The fortitude may just have come because Atre does not come from a musical family and was never bound by the kind of reverence that others were. “Forget about performing classical music, no one had even heard it in my family,” says Atre. When she was growing up, sometimes the radio played at home in Pune and Atre found herself being pulled by the voices of Noorjehan, Begum Akhtar and Ut Bade Ghulam Ali. But music beyond just listening to it happened “by accident”. Atre was about eight when her mother fell sick and went into a brooding mode. Her father, the headmaster of a nearby school employed a harmonium guru to keep the mother’s mind off the illness. She quit after three-four lessons but Atre continued. Her father’s friend heard her sing once and recommended that she be taught properly. Atre was in her mid-teens when he took her to Mumbai-based Sureshbabu Mane and his sister Hirabai Barodekar, the son and daughter of Ut Abdul Karim Khan of the Kirana gharana. Atre sang Ka karoon sajni, Ut Bade Ghulam Ali’s famed thumri in raag Bhairavi. Mane was impressed with how she approached the famous piece and agreed to teach her. She sang Yaman for a whole year before she was allowed to embark upon another raga.

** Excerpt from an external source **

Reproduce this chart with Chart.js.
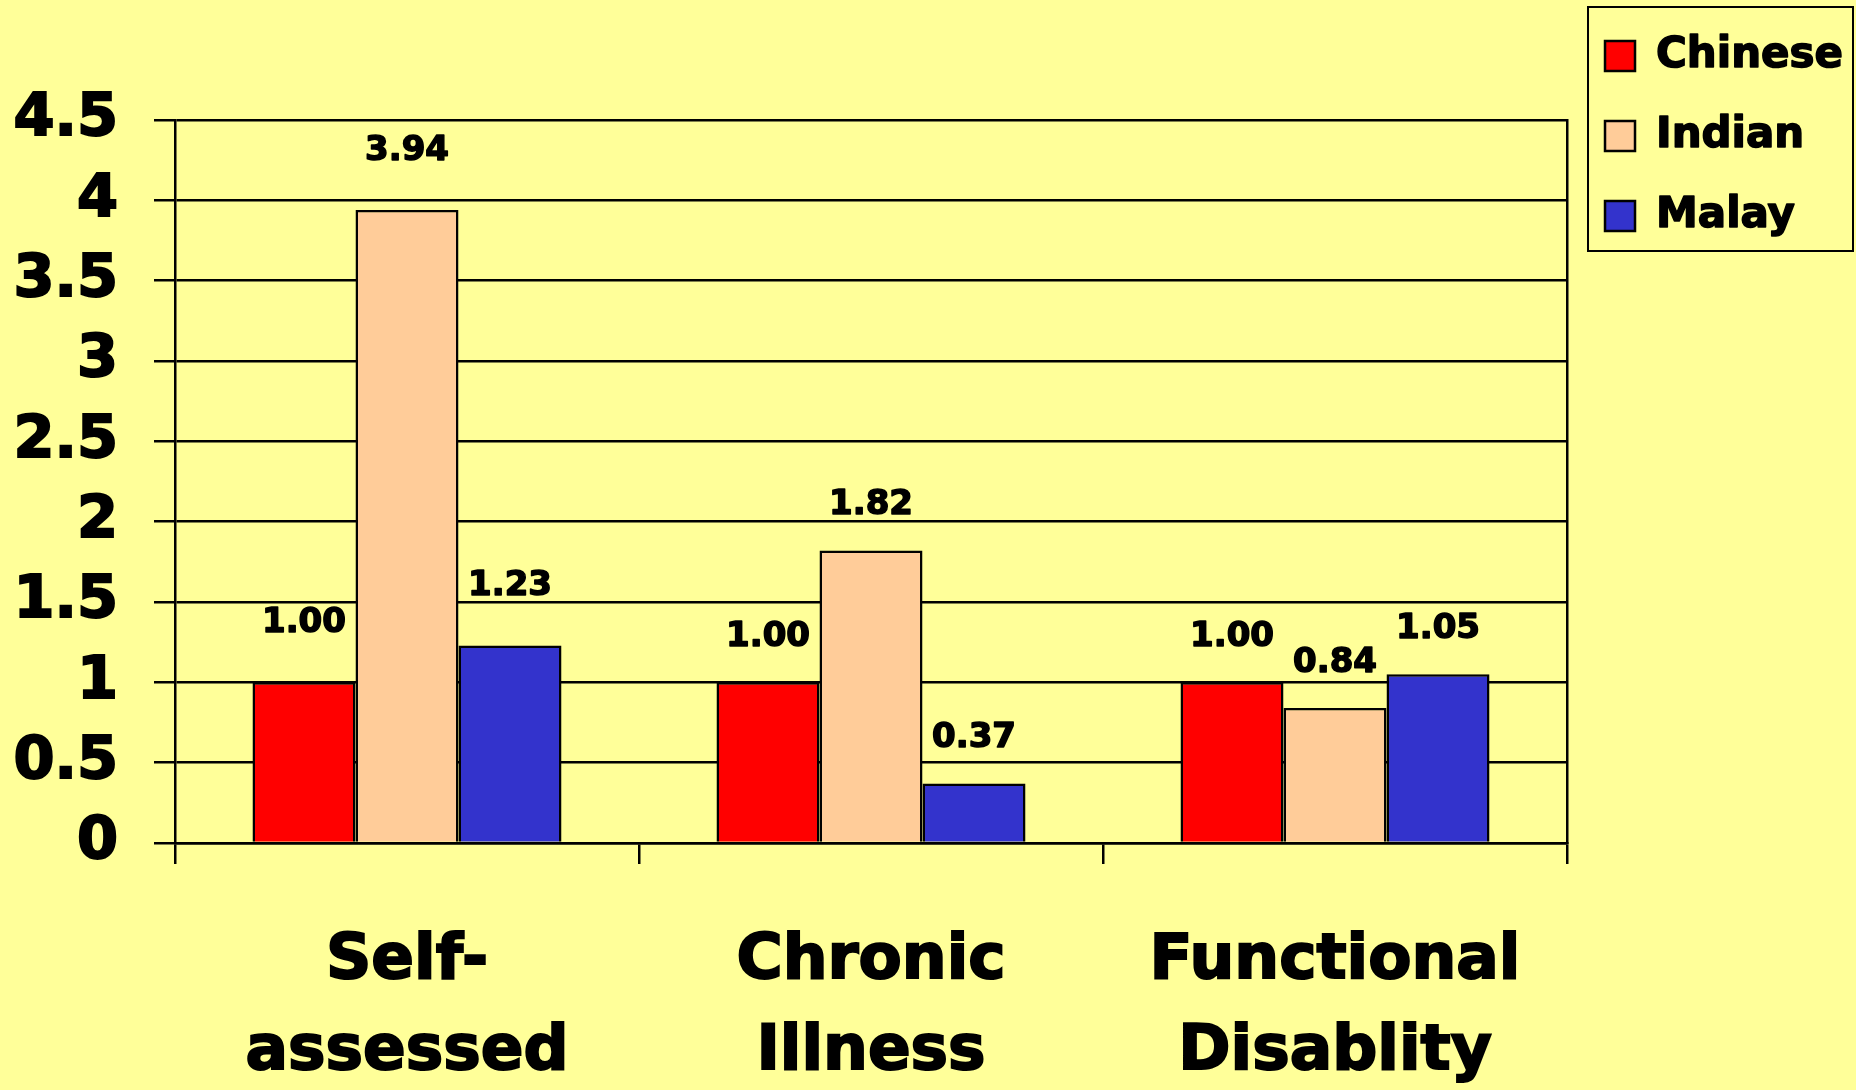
<!DOCTYPE html>
<html>
<head>
<meta charset="utf-8">
<script src="https://cdn.jsdelivr.net/npm/chart.js@4.4.1/dist/chart.umd.min.js"></script>
<style>
  html, body { margin: 0; padding: 0; background: #ffff99; }
  canvas { display: block; }
</style>
</head>
<body>
<canvas id="chart" width="1856" height="1090"></canvas>
<script>
// data
var categories = [['Self-', 'assessed'], ['Chronic', 'Illness'], ['Functional', 'Disablity']];
var chinese = [1.00, 1.00, 1.00];
var indian = [3.94, 1.82, 0.84];
var malay = [1.23, 0.37, 1.05];
var yTicks = [0, 0.5, 1, 1.5, 2, 2.5, 3, 3.5, 4, 4.5];

var FONT = '"DejaVu Sans", "Liberation Sans", sans-serif';
var LEGEND_SIZE = 42;
// how far above the bar top each value label sits, per category
var labelLift = [59, 45, 45];

var valueLabels = {
  id: 'valueLabels',
  afterDatasetsDraw: function(chart) {
    var ctx = chart.ctx;
    ctx.save();
    ctx.font = 'bold 34px ' + FONT;
    ctx.fillStyle = '#000';
    ctx.strokeStyle = '#000';
    ctx.lineWidth = 1.5;
    ctx.lineJoin = 'round';
    ctx.textAlign = 'center';
    ctx.textBaseline = 'middle';
    chart.data.datasets.forEach(function(ds, di) {
      var meta = chart.getDatasetMeta(di);
      meta.data.forEach(function(bar, i) {
        var txt = ds.data[i].toFixed(2);
        ctx.strokeText(txt, bar.x, bar.y - labelLift[i]);
        ctx.fillText(txt, bar.x, bar.y - labelLift[i]);
      });
    });
    ctx.restore();
  }
};

// frame round the legend, and a thin stroke over its text to make it heavier
var legendFrame = {
  id: 'legendFrame',
  afterDraw: function(chart) {
    var lg = chart.legend;
    var hb = lg.legendHitBoxes;
    if (!hb || !hb.length) return;
    var first = hb[0], last = hb[hb.length - 1];
    var ctx = chart.ctx;
    var left = first.left - 17;
    var top = first.top + first.height / 2 - 49;
    var bottom = last.top + last.height / 2 + 35;
    var right = chart.width - 3;
    ctx.save();
    ctx.strokeStyle = '#000';
    ctx.lineWidth = 2;
    ctx.strokeRect(left, top, right - left, bottom - top);
    ctx.font = 'bold ' + LEGEND_SIZE + 'px ' + FONT;
    ctx.textAlign = 'left';
    ctx.textBaseline = 'middle';
    ctx.lineJoin = 'round';
    ctx.lineWidth = 1.5;
    lg.legendItems.forEach(function(item, i) {
      var b = hb[i];
      ctx.strokeText(item.text, b.left + 30 + LEGEND_SIZE / 2, b.top + b.height / 2);
    });
    ctx.restore();
  }
};

new Chart(document.getElementById('chart'), {
  type: 'bar',
  data: {
    labels: categories,
    datasets: [
      {label: 'Chinese', data: chinese, backgroundColor: '#ff0000', borderColor: '#000', borderWidth: 2.5},
      {label: 'Indian', data: indian, backgroundColor: '#ffcc99', borderColor: '#000', borderWidth: 2.5},
      {label: 'Malay', data: malay, backgroundColor: '#3333cc', borderColor: '#000', borderWidth: 2.5}
    ]
  },
  plugins: [valueLabels, legendFrame],
  options: {
    responsive: false,
    animation: false,
    datasets: {bar: {categoryPercentage: 0.666, barPercentage: 1.0}},
    layout: {padding: {left: 14, right: 3, top: -3, bottom: 0}},
    plugins: {
      // empty title only used to push the plot down below the legend's top
      title: {display: true, text: '', fullSize: false, font: {size: 10}, padding: {top: 0, bottom: 111}},
      tooltip: {enabled: false},
      legend: {
        position: 'right',
        align: 'start',
        labels: {
          boxWidth: 30,
          boxHeight: 30,
          padding: 38,
          color: '#000',
          font: {family: FONT, size: LEGEND_SIZE, weight: 'bold'}
        }
      }
    },
    scales: {
      x: {
        offset: true,
        afterFit: function(scale) { scale.height = 247; },
        grid: {offset: true, drawOnChartArea: false, drawTicks: true, tickLength: 21, color: '#000', lineWidth: 2.5},
        border: {display: true, color: '#000', width: 2.5},
        ticks: {
          color: '#000',
          padding: 52,
          maxRotation: 0,
          textStrokeColor: '#000',
          textStrokeWidth: 2,
          font: {family: FONT, size: 63, weight: 'bold', lineHeight: 1.445}
        }
      },
      y: {
        min: 0,
        max: 4.5,
        afterFit: function(scale) { scale.width = 161; },
        afterBuildTicks: function(scale) {
          scale.ticks = yTicks.map(function(v) { return {value: v}; });
        },
        grid: {color: '#000', lineWidth: 2.5, tickLength: 21, drawTicks: true},
        border: {display: true, color: '#000', width: 2.5},
        ticks: {
          color: '#000',
          padding: 36,
          textStrokeColor: '#000',
          textStrokeWidth: 2,
          font: {family: FONT, size: 59, weight: 'bold'},
          callback: function(v) { return String(v); }
        }
      },
      y2: {
        position: 'right',
        min: 0,
        max: 4.5,
        grid: {drawOnChartArea: false, drawTicks: false},
        border: {display: true, color: '#000', width: 2.5},
        ticks: {display: false}
      }
    }
  }
});
</script>
</body>
</html>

Four years later, when Mane died, his sister Hirabai, another legend of the gharana, took her on as a student for the next couple of years. After touring with her for two years, where Atre learned more by listening to her than by actually learning at her feet, she decided to practise the form and explore it on her own. “At this time Hirabai was very busy. But the foundation was established by now. I had been made to understand the language of music. My gurus were very open minded and would always say that never be anyone’s photocopy. I felt it was time I explored this world on my own now,” says Atre, who also graduated in science followed by a degree in law from Pune University. “The world of dissecting frogs or that of criminal justice didn’t seem to be the right professional choice,” says Atre.

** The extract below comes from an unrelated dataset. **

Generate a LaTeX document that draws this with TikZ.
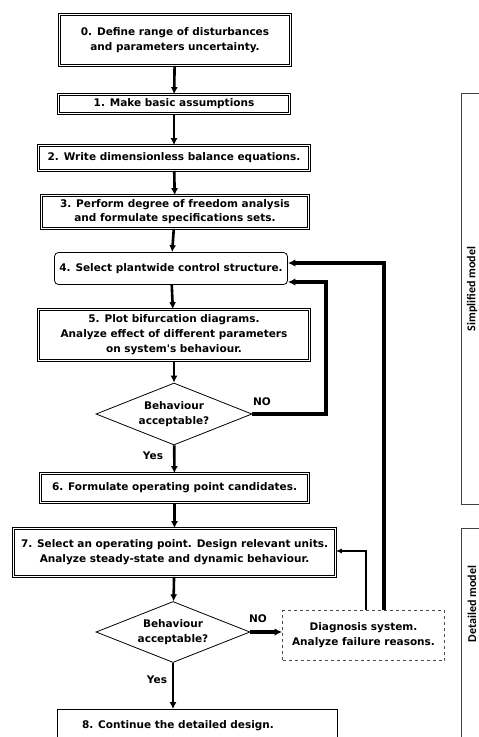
\documentclass[tikz,border=0pt]{standalone}
\usepackage{fontspec}
\usetikzlibrary{shapes.geometric,arrows.meta}
\newfontfamily\bxfont{DejaVu Sans}
\newfontfamily\cbfont{Carlito}
\begin{document}
\begin{tikzpicture}[x=1pt,y=1pt,
  txt/.style={font=\bxfont\bfseries\fontsize{10.5}{15}\selectfont},
  box/.style={txt, draw, line width=0.7pt, double, double distance=1.3pt, align=center, inner sep=0pt},
  sbox/.style={txt, draw, line width=0.8pt, align=center, inner sep=0pt},
  dia/.style={txt, draw, line width=0.8pt, diamond, align=center, inner sep=0pt, aspect=2.5},
  arr/.style={line width=2.6pt, -{Latex[length=7pt,width=7pt]}},
  larr/.style={line width=3.2pt, -{Latex[length=7.5pt,width=7.5pt]}},
  tarr/.style={line width=1.1pt, -{Latex[length=6pt,width=5pt]}},
  brk/.style={line width=0.9pt, draw=black!75},
  side/.style={font=\cbfont\bfseries\fontsize{12}{14}\selectfont, rotate=90}]
\useasboundingbox (0,0) rectangle (479,-737);

\node[box, minimum width=231, minimum height=51] (b0) at (175,-40) {0. Define range of disturbances\\and parameters uncertainty.};
\node[box, minimum width=231, minimum height=19] (b1) at (174,-104) {1. Make basic assumptions};
\node[box, minimum width=271, minimum height=25] (b2) at (174,-158) {2. Write dimensionless balance equations.};
\node[box, minimum width=267, minimum height=33, font=\bxfont\bfseries\fontsize{10.5}{14}\selectfont] (b3) at (175,-212) {3. Perform degree of freedom analysis\\and formulate specifications sets.};
\node[sbox, rounded corners=4pt, minimum width=233, minimum height=32] (b4) at (171,-268.5) {4. Select plantwide control structure.};
\node[box, minimum width=271, minimum height=51] (b5) at (174,-335) {5. Plot bifurcation diagrams.\\Analyze effect of different parameters\\on system's behaviour.};
\node[dia, minimum width=156, minimum height=62] (d1) at (174,-414) {Behaviour\\acceptable?};
\node[box, minimum width=268, minimum height=29] (b6) at (174.5,-488) {6. Formulate operating point candidates.};
\node[box, minimum width=322, minimum height=48] (b7) at (174.5,-552.5) {7. Select an operating point. Design relevant units.\\Analyze steady-state and dynamic behaviour.};
\node[dia, minimum width=154, minimum height=61] (d2) at (173,-632) {Behaviour\\acceptable?};
\node[sbox, dashed, draw=black!70, minimum width=162, minimum height=50] (diag) at (363.5,-635.5) {Diagnosis system.\\Analyze failure reasons.};
\node[draw, line width=0.8pt, minimum width=280, minimum height=41, inner sep=0pt] (b8) at (197.5,-730) {};
\node[txt] (t8) at (178,-726) {8. Continue the detailed design.};

\node[txt] (y1) at (153,-456) {Yes};
\node[txt] (y2) at (157,-680) {Yes};
\node[txt] (n1) at (262,-402) {NO};
\node[txt] (n2) at (258,-619) {NO};

\draw[arr] (b0) -- (b1);
\draw[arr] (b1) -- (b2);
\draw[arr] (b2) -- (b3);
\draw[arr] (b3) -- (b4);
\draw[arr] (b4) -- (b5);
\draw[arr] (b5) -- (d1);
\draw[arr] (d1) -- (b6);
\draw[arr] (b6) -- (b7);
\draw[arr] (b7) -- (d2);
\draw[arr] (d2.south) -- (d2.south |- b8.north);

\coordinate (k1) at (326,-414);
\coordinate (k2) at (326,-282);
\draw[larr] (d1.east) -- (k1) -- (k2) -- (b4.east |- k2);
\coordinate (k3) at (384,-263);
\draw[larr] (diag.north -| k3) -- (k3) -- (b4.east |- k3);
\coordinate (k4) at (366,-551);
\draw[tarr] (diag.north -| k4) -- (k4) -- (b7.east |- k4);
\draw[larr] (d2.east) -- (diag.west |- d2.east);

\coordinate (s1) at (490,-93.5);
\coordinate (s2) at (461.5,-93.5);
\coordinate (s3) at (461.5,-504.5);
\coordinate (s4) at (490,-504.5);
\draw[brk] (s1) -- (s2) -- (s3) -- (s4);
\coordinate (e1) at (490,-528.5);
\coordinate (e2) at (461.5,-528.5);
\coordinate (e3) at (461.5,-750);
\draw[brk] (e1) -- (e2) -- (e3);
\node[side] (ls) at (472,-289) {Simplified model};
\node[side] (ld) at (472,-604) {Detailed model};
\end{tikzpicture}
\end{document}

So Atre joined All India Radio, Mumbai, as an assistant producer, in 1959. It’s here that she met and heard a variety of musicians and genres including Carnatic classical and western pop music. She was fascinated by Ut Amir Khan, the founder of Indore gharana, Patiala gharana legend Bade Ghulam Ali and Roshan Ara Begum of Kirana gharana. “Radio broadened my horizons. This variety really influenced me,” says Atre, who was by now also attempting to critically analyse her own music and the tradition she came from. “There is art and then there is the shastra behind it. Art will change with time, so the shastra can’t stay behind. My background allowed me to have a scientific and logical approach to an abstract form,” says Atre, who by then had begun to perform in Maharashtra and was a rising star in the concert circuit by early 60s.

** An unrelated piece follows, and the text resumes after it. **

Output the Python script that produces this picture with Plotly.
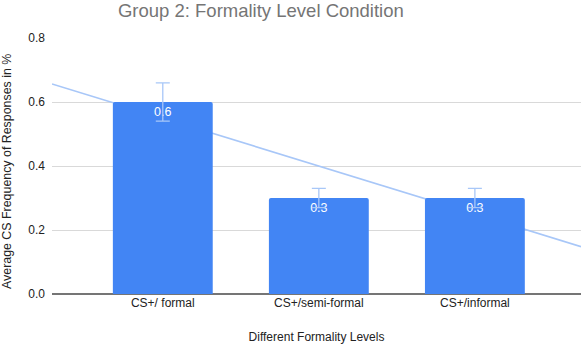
import numpy as np
import plotly.graph_objects as go

categories = ["CS+/ formal", "CS+/semi-formal", "CS+/informal"]
values = [0.6, 0.3, 0.3]
error_pct = 10
labels = ["0.6", "0.3", "0.3"]
y_ticks = [0.0, 0.2, 0.4, 0.6, 0.8]
y_ticktext = ["0.0", "0.2", "0.4", "0.6", "0.8"]

xpos = list(range(len(categories)))
xrange = [-0.71, 2.68]

slope, intercept = np.polyfit(xpos, values, 1)
tx = np.array(xrange)
ty = slope * tx + intercept

font_family = "Liberation Sans, Arial, sans-serif"

fig = go.Figure()
fig.add_trace(go.Scatter(
    x=tx, y=ty, mode="lines",
    line=dict(color="#a8c7f8", width=1.6),
    hoverinfo="skip", showlegend=False, zorder=0,
))
fig.add_trace(go.Bar(
    x=xpos, y=values, width=0.64,
    marker=dict(color="#4285f4", line=dict(width=0), cornerradius=2),
    text=labels, textposition="inside", insidetextanchor="end",
    textfont=dict(color="white", size=12.5, family=font_family),
    error_y=dict(type="percent", value=error_pct, color="#a8c7f8",
                 thickness=1.3, width=7),
    showlegend=False, zorder=1,
))

fig.update_layout(
    width=581, height=344,
    margin=dict(l=52, r=0, t=38, b=50),
    paper_bgcolor="white", plot_bgcolor="white",
    font=dict(family=font_family, color="#222222", size=12),
    title=dict(text="Group 2: Formality Level Condition",
               font=dict(size=18.5, color="#757575", family=font_family),
               x=0.449, xanchor="center", xref="container",
               y=0.968, yanchor="middle", yref="container"),
    xaxis=dict(range=xrange, tickvals=xpos, ticktext=categories,
               showgrid=False, zeroline=False, showline=False,
               ticks="", tickfont=dict(size=12, color="#222222"),
               title=dict(text="Different Formality Levels",
                          font=dict(size=12, color="#222222"), standoff=24)),
    yaxis=dict(range=[0, 0.8], tickvals=y_ticks, ticktext=y_ticktext,
               showgrid=True, gridcolor="#d9d9d9", gridwidth=1,
               zeroline=True, zerolinecolor="#757575", zerolinewidth=1.5,
               showline=False, ticks="", ticklabelstandoff=6,
               tickfont=dict(size=12, color="#222222")),
    annotations=[dict(
        text="Average CS Frequency of Responses in %",
        xref="paper", yref="paper", x=-45 / 529, y=(294 - 172) / 256,
        xanchor="center", yanchor="middle", textangle=-90, showarrow=False,
        font=dict(size=12.4, color="#222222", family=font_family),
    )],
)

fig.write_html("out.html")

But there were no recordings to prove her mantle beyond the local concert world. LPs were the only way to reach a wider audience in the 60s and 70s. Atre calls it her own fault. “So many people approached me then, but I was a very shy musician and refused,” says Atre.
Then in the middle of this in 1971 came an HMV record that overwhelmed the rasikas. It was Atre’s presentation of raag Maru Bihag and Kalavati followed by a thumri in Khamaj. Atre was 43 then and presenting her own composition, something that’s not common at such an early stage.
While exploring khayal gayaki, Atre was also using and talking about extensive use of sargam while delineating the khayal. In the world of classical music where aakar (the vocal improvisation using the long vowel ‘a’) is appreciated and sargam is declasse, just a tool to understand the form, Atre decided to do a Phd on the subject. After her stint at the radio, Atre headed the music department at SNDT University in Mumbai from 1980-92 where she ruffled up the entire curriculum making it broader in approach, allowing the students to explore various genres of music because “why should they stick to only classical music”. According to Raja, there is hardly anyone who’s been a full-time academician and retained a top-class status in the performing field. “Full-time teachers don’t always excel as great performing musicians because their performance tends to be academic. But in her case it did not stifle her. She managed to analyse and critically think about her music and presentation much more,” he says.
And amid all of this, Atre also invented new ragas such as Apurva Kalyan, Darbari Kauns, Patdeep-Malhar, Shiv Kali, Tilang-bhairav, Ravi Bhairav, and Madhur-Kauns. A few years ago, one of her compositions was also adapted by Swiss/Dutch singer and composer Susanne Abbuehl, who also trained in Hindustani classical vocal under Atre. According to vocalist and Pt Bhimsen’s son Shrinivas Joshi Atre’s approach is also a result of her training in Kirana gharana which he thinks “is a very open space which allows its artistes to explore more”. “My father did the same apart from a few other vocalists from our gharana,” he says
But Atre also preferred to not get into the rigidity of gharana systems. “I did learn under Kirana and my music reflects that style of sweetness of the notes and expression. But that said, we need to take whatever we can from everywhere and embellish our musical style,” says Atre, who was not just composing and performing, but also writing books on classical music, its analytical thinking and presentation. Her book, Enlightening the Listener — Contemporary North Indian Classical Vocal Music Performance (Coronet Books Inc.; Har/Cas edition (2000)), is famous with foreign students, who want to understand the finer details of classical music. She also wrote Swarangini and Swaranjanee – two books dealing with compositions. The aim was to reimagine and reshape music to acquire new resonances, not just for the audience but for Atre herself. “I think it’s also my nature to analyse. I have an academic bent where I never just wanted to perform. I also wanted to explain the idea behind this system, teaching it to the students, explaining it to the masses,” says Atre, for whom the audience holds a significant role. “We aren’t just doing sadhana. We are presenting our artform. If we want people of today to be able to appreciate classical music, then we have to make it a little approachable too,” says Atre.